§ **PROVIDED MATERIAL**:
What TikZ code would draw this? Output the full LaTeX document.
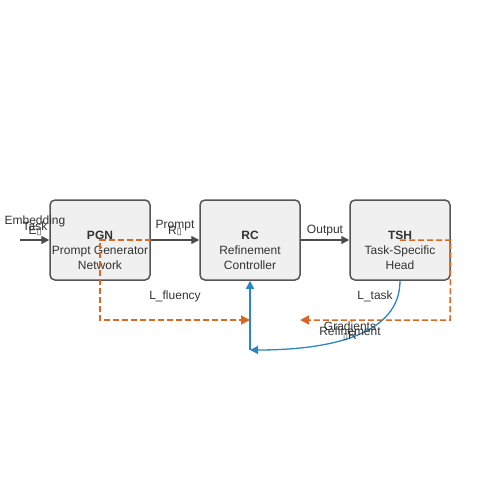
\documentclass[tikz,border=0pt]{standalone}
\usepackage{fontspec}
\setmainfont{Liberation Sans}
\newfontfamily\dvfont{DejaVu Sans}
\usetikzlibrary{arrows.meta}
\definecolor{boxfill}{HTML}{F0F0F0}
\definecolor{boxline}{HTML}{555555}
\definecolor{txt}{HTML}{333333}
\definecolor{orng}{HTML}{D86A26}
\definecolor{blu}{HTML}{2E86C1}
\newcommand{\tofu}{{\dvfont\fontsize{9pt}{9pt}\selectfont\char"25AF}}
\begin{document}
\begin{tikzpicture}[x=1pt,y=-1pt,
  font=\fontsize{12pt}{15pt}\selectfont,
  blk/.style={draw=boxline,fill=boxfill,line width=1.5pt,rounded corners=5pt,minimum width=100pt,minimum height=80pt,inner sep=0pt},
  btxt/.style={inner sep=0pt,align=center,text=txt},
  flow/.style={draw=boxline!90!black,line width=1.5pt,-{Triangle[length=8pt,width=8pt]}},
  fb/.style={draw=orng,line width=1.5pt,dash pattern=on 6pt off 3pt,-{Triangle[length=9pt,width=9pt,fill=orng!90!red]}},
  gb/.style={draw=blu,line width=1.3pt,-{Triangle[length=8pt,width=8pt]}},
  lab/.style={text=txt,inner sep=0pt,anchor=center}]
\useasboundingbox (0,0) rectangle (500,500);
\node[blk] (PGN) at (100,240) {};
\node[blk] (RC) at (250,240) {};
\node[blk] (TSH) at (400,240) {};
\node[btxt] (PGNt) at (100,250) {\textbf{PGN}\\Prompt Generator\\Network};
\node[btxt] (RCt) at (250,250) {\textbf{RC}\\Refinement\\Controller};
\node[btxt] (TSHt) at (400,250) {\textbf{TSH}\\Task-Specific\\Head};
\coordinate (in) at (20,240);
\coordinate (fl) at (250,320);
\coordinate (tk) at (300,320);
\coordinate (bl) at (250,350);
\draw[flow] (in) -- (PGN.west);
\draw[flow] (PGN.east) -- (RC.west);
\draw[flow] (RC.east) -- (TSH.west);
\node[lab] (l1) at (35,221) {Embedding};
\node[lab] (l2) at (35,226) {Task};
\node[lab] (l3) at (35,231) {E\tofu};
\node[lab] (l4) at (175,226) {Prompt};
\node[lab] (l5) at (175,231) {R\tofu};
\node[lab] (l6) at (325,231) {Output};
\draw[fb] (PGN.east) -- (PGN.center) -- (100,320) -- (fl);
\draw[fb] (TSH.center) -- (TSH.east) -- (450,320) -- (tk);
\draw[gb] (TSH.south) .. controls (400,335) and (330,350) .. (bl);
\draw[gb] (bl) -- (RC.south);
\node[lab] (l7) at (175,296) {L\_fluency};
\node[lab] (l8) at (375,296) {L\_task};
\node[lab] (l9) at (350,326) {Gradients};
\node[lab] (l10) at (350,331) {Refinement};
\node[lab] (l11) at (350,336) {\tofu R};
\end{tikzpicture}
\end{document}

§ **WHAT YOU WILL DO**:
Where a line above contains the word "Output", copy that line.

§ **FULL ANSWER**:
What TikZ code would draw this? Output the full LaTeX document.
\node[lab] (l6) at (325,231) {Output};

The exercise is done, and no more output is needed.